ハミルトン「失格による勝利は望んでいない」ラッセルに寄り添うメルセデス、徹底調査と再発防止を約束
僚友ジョージ・ラッセルの失格により2024年のF1ベルギーGPでキャリア通算105勝目を挙げることになったメルセデスのルイス・ハミルトンは「失格による勝利は望んでいない」としつつも、マシン開発が功を奏して待ち望んだ優勝争いにカムバックしたことを前向きに強調した。
ハミルトンはスタート直後にセルジオ・ペレス(レッドブル)を抜き去り、DRSが解禁された3周目にシャルル・ルクレール(フェラーリ)を交わしてトップに立った。
その後は快適なリードを保ち、ルクレールのアンダーカットを防いで今季2勝目に向けて順風満帆なレースを戦っていた。
しかしながら、タイヤの状態に好感触を得たラッセルが、堅実な5位フィニッシュではなく逆転勝利の果実を取りに行くべく1ストップ戦略を採用。

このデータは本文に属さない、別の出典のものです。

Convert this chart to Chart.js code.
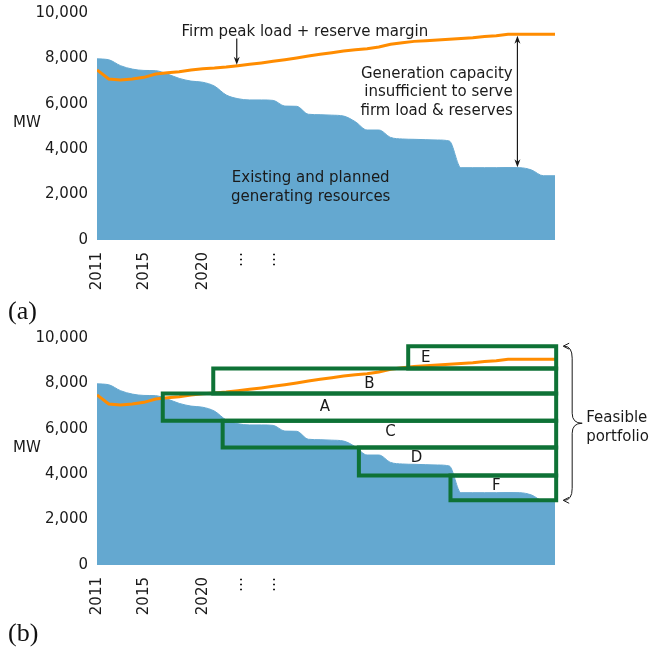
<!DOCTYPE html>
<html>
<head>
<meta charset="utf-8">
<script src="https://cdn.jsdelivr.net/npm/chart.js@4.4.1/dist/chart.umd.min.js"></script>
<style>
  body { margin: 0; background: #fff; width: 660px; height: 650px; position: relative; overflow: hidden; }
  .panel { position: absolute; left: 0; width: 660px; height: 300px; }
  #wrap-a { top: 0; }
  #wrap-b { top: 325px; }
  .tag { position: absolute; left: 8px; font-family: "Liberation Serif", serif; font-size: 26px; line-height: 26px; color: #111; }
</style>
</head>
<body>
<div class="panel" id="wrap-a"><canvas id="chart-a" width="660" height="300"></canvas></div>
<div class="panel" id="wrap-b"><canvas id="chart-b" width="660" height="300"></canvas></div>
<div class="tag" style="top:298px">(a)</div>
<div class="tag" style="top:620px">(b)</div>
<script>
// Years on the x axis
const years = [2011, 2012, 2013, 2014, 2015, 2016, 2017, 2018, 2019, 2020,
  2021, 2022, 2023, 2024, 2025, 2026, 2027, 2028, 2029, 2030,
  2031, 2032, 2033, 2034, 2035, 2036, 2037, 2038, 2039, 2040,
  2041, 2042, 2043, 2044, 2045, 2046, 2047, 2048, 2049, 2050];

// Existing and planned generating resources (MW)
const capacity = [7980, 7940, 7680, 7530, 7470, 7460, 7310, 7120, 7000, 6950,
  6780, 6390, 6225, 6170, 6170, 6150, 5900, 5890, 5540, 5520,
  5500, 5460, 5210, 4845, 4845, 4520, 4450, 4435, 4420, 4405,
  4360, 3185, 3185, 3185, 3185, 3190, 3185, 3085, 2830, 2830];

// Firm peak load + reserve margin (MW)
const peakLoad = [7490, 7090, 7050, 7090, 7165, 7310, 7370, 7415, 7490, 7545,
  7575, 7620, 7680, 7740, 7800, 7870, 7940, 8020, 8105, 8180,
  8250, 8325, 8385, 8430, 8500, 8620, 8690, 8750, 8780, 8810,
  8840, 8880, 8910, 8960, 9000, 9060, 9060, 9060, 9060, 9060];

// x tick positions and their labels
const tickYears = [2011, 2015, 2020, 2023, 2025.8];
const tickLabels = ['2011', '2015', '2020', '…', '…'];

// Portfolio blocks in panel (b)
const blockNames = ['E', 'B', 'A', 'C', 'D', 'F'];
const blockStart = [2037.5, 2020.9, 2016.6, 2021.7, 2033.3, 2041.1];
const blockEnd   = [2050.1, 2050.1, 2050.1, 2050.1, 2050.1, 2050.1];
const blockLow   = [8660, 7560, 6350, 5180, 3940, 2850];
const blockHigh  = [9640, 8660, 7560, 6350, 5180, 3940];
const blockLabelX = [2039.0, 2034.2, 2030.4, 2036.0, 2038.2, 2045.0];
const blockLabelY = [9124, 7985, 6964, 5839, 4700, 3473];

const FONT = '"DejaVu Sans", sans-serif';
const TEXT = '#1a1a1a';
const BLUE = '#64a8d0';
const ORANGE = '#ff8c00';
const GREEN = '#0e7236';

function arrowHead(ctx, x, y, dir) {
  // dir: -1 pointing up, 1 pointing down
  ctx.beginPath();
  ctx.moveTo(x, y);
  ctx.lineTo(x - 3, y - dir * 8);
  ctx.lineTo(x, y - dir * 5.5);
  ctx.lineTo(x + 3, y - dir * 8);
  ctx.closePath();
  ctx.fill();
}

function leftHead(ctx, x, y) {
  ctx.beginPath();
  ctx.moveTo(x + 6, y - 3);
  ctx.lineTo(x, y);
  ctx.lineTo(x + 6, y + 3);
  ctx.stroke();
}

// Draws the texts, arrows and brace given in data units
const notesPlugin = {
  id: 'notes',
  afterDatasetsDraw(chart, args, opts) {
    const { ctx, scales: { x, y }, chartArea } = chart;
    ctx.save();
    ctx.fillStyle = TEXT;
    ctx.strokeStyle = TEXT;
    ctx.font = '15px ' + FONT;
    ctx.textBaseline = 'middle';
    ctx.textAlign = 'center';
    ctx.fillText('MW', 27, (chartArea.top + chartArea.bottom) / 2 - 3);

    (opts.texts || []).forEach(t => {
      ctx.textAlign = t.align || 'center';
      ctx.fillText(t.text, x.getPixelForValue(t.x), y.getPixelForValue(t.y));
    });

    ctx.lineWidth = 1.2;
    (opts.arrows || []).forEach(a => {
      const px = x.getPixelForValue(a.x);
      const y1 = y.getPixelForValue(a.from);
      const y2 = y.getPixelForValue(a.to);
      ctx.beginPath();
      ctx.moveTo(px, a.both ? y1 + 4 : y1);
      ctx.lineTo(px, y2 - 4);
      ctx.stroke();
      arrowHead(ctx, px, y2, 1);
      if (a.both) arrowHead(ctx, px, y1, -1);
    });

    if (opts.brace) {
      const b = opts.brace;
      const xl = x.getPixelForValue(b.x) + 8;
      const xs = xl + 8;
      const xt = xl + 18;
      const yt = y.getPixelForValue(b.top);
      const yb = y.getPixelForValue(b.bottom);
      const ym = (yt + yb) / 2;
      ctx.lineWidth = 1;
      ctx.beginPath();
      ctx.moveTo(xl, yt);
      ctx.quadraticCurveTo(xs, yt, xs, yt + 12);
      ctx.lineTo(xs, ym - 10);
      ctx.quadraticCurveTo(xs, ym, xt, ym);
      ctx.quadraticCurveTo(xs, ym, xs, ym + 10);
      ctx.lineTo(xs, yb - 12);
      ctx.quadraticCurveTo(xs, yb, xl, yb);
      ctx.stroke();
      leftHead(ctx, xl - 1, yt);
      leftHead(ctx, xl - 1, yb);
      ctx.textAlign = 'left';
      ctx.fillText('Feasible', xt + 4, ym - 5);
      ctx.fillText('portfolio', xt + 4, ym + 14);
    }

    if (opts.blocks) {
      ctx.textAlign = 'center';
      blockNames.forEach((n, i) => {
        ctx.fillText(n, x.getPixelForValue(blockLabelX[i]), y.getPixelForValue(blockLabelY[i]));
      });
    }
    ctx.restore();
  }
};

function baseDatasets() {
  return [
    {
      label: 'Firm peak load + reserve margin',
      data: peakLoad,
      borderColor: ORANGE,
      borderWidth: 3,
      pointRadius: 0,
      tension: 0,
      fill: false,
      order: 1
    },
    {
      label: 'Existing and planned generating resources',
      data: capacity,
      borderColor: BLUE,
      borderWidth: 1,
      backgroundColor: BLUE,
      pointRadius: 0,
      cubicInterpolationMode: 'monotone',
      fill: 'origin',
      order: 2
    }
  ];
}

function blockDatasets() {
  return blockNames.map((n, i) => ({
    label: 'Block ' + n,
    data: [
      { x: blockStart[i], y: blockLow[i] },
      { x: blockEnd[i], y: blockLow[i] },
      { x: blockEnd[i], y: blockHigh[i] },
      { x: blockStart[i], y: blockHigh[i] },
      { x: blockStart[i], y: blockLow[i] }
    ],
    borderColor: GREEN,
    borderWidth: 4,
    borderJoinStyle: 'miter',
    borderCapStyle: 'square',
    pointRadius: 0,
    tension: 0,
    fill: false,
    clip: false,
    order: 0
  }));
}

function makeOptions(notes) {
  return {
    responsive: false,
    animation: false,
    devicePixelRatio: 1,
    layout: { padding: { left: 7, right: 105, top: 13, bottom: 0 } },
    plugins: {
      legend: { display: false },
      tooltip: { enabled: false },
      notes: notes
    },
    scales: {
      x: {
        type: 'linear',
        min: 2011,
        max: 2050,
        grid: { display: false, drawTicks: false },
        border: { display: false },
        afterBuildTicks: scale => { scale.ticks = tickYears.map(v => ({ value: v })); },
        afterFit: scale => {
          scale.height = 60;
          scale.paddingLeft = 0;
          scale.paddingRight = 0;
        },
        ticks: {
          autoSkip: false,
          minRotation: 90,
          maxRotation: 90,
          padding: 12,
          color: TEXT,
          font: { family: FONT, size: 15 },
          callback: (value, index) => tickLabels[index]
        }
      },
      y: {
        min: 0,
        max: 10000,
        grid: { display: false, drawTicks: false },
        border: { display: false },
        afterFit: scale => {
          scale.width = 90;
          scale.paddingTop = 0;
          scale.paddingBottom = 0;
        },
        ticks: {
          stepSize: 2000,
          padding: 9,
          color: TEXT,
          font: { family: FONT, size: 15 },
          callback: v => v.toLocaleString('en-US')
        }
      }
    }
  };
}

new Chart(document.getElementById('chart-a'), {
  type: 'line',
  data: { labels: years, datasets: baseDatasets() },
  options: makeOptions({
    texts: [
      { text: 'Firm peak load + reserve margin', x: 2028.7, y: 9175 },
      { text: 'Generation capacity', x: 2046.4, y: 7323, align: 'right' },
      { text: 'insufficient to serve', x: 2046.4, y: 6498, align: 'right' },
      { text: 'firm load & reserves', x: 2046.4, y: 5690, align: 'right' },
      { text: 'Existing and planned', x: 2029.2, y: 2735 },
      { text: 'generating resources', x: 2029.2, y: 1897 }
    ],
    arrows: [
      { x: 2022.9, from: 8880, to: 7720 },
      { x: 2046.8, from: 9000, to: 3200, both: true }
    ]
  }),
  plugins: [notesPlugin]
});

new Chart(document.getElementById('chart-b'), {
  type: 'line',
  data: { labels: years, datasets: blockDatasets().concat(baseDatasets()) },
  options: makeOptions({
    blocks: true,
    brace: { x: 2050.1, top: Math.max(...blockHigh), bottom: Math.min(...blockLow) }
  }),
  plugins: [notesPlugin]
});
</script>
</body>
</html>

これによりハミルトンは2番手に後退した。
ハミルトンは残り数周でラッセルを追い詰めたが交わすには至らず、ラッセルがトップチェッカーを受け、メルセデスは1-2フィニッシュという最高の結果でシーズン前半戦を締め括った。だが、その甘美なひと時は約2時間半で終りを迎えた。
レース後の計量検査でマシンが最低重量の798kgを1.5kg下回っていることが発覚し、ラッセルは天国から地獄へと突き押された。
メルセデスのトト・ウォルフ代表は「失格は甘んじて受け入れなければならない」として、スチュワードの決定に意義を申し立てない意向を明らかにした。
エンジニアリング・ディレクターを務めるアンドリュー・ショブリンは「ジョージが失格になったのは本当に辛い。彼はタイヤを守りながら素晴らしいドライブを見せ、フィニッシュまで守り抜いたというのに」と寄り添った。
車重不足になった原因については、現時点ではまだ不明だとしつつも、「1ストップでタイヤのゴムが消耗したことが要因の一つ」との見方を示して「原因を突き止めるために徹底的に調査する」と表明。また「言い訳をするつもりはない」と強調し、再発防止を誓った。
F1ベルギーGPメルセデス:ドライバーコメント
ルイス・ハミルトン
決勝: 1位
グリッド: 3位
1-2フィニッシュを失うのはチームにとって、もちろん残念なことだけど、今日は多くの収穫があった。クルマの調子は良く、予想以上にペースがあった。
似たようなパフォーマンスの幾つかのクルマとバトルになったけど、一旦、前に出るとそのポジションをキープすることができた。
僕らは2ストップ戦略を採用して後方の連中をカバーした。ジョージは1ストップを上手くやり遂げた。最終ラップで彼に近づいたけど、ダーティーエアで抜けなかった。
ジョージのことを思うと心が痛む。失格による勝利は望んでいないけど、過去数レースで僕らは勝利争いに戻ってきた。
今は競争が本当に激しくなっているから、一貫して勝利を争うためには努力し続ける必要があるけど、勢いとポジティブな気持ちを以て夏休みに入ることができる。
ジョージ・ラッセル
決勝: 失格
グリッド: 6位
今日のレースで失格だなんて胸が張り裂けそうだ。1ストップ戦略を成功させた本当に素晴らしいグランプリだったのに。
最終スティントに入るとタイヤがどんどん良くなっていった。スティントの序盤にタイヤを温存していたんだ。レースが進むにつれて最後まで走りきれるという確信が深まっていった。リスクを取る価値があったと思ったし、それが報われたと思っていた。
失格にはなったけど、誰よりも最初にフィニッシュラインを越えたことを誇りに思う。ルイスがチームに勝利をもたらしてくれたのも良かった。彼は2ストップ戦略を採った中で最速だった。
本当に残念だけど、夏休み明けのザントフォールトで力強く戻ってきたい。
2024年F1第14戦ベルギーGPではトップチェッカーを受けたジョージ・ラッセル(メルセデス)が失格となり、僚友ルイス・ハミルトンが昇格の今季2勝目を挙げた。
F1サーカスはこれより4週間弱のサマーブレイクを迎える。ザントフォールト・サーキットを舞台とする次戦オランダGPは8月23日のフリー走行1で幕を開ける。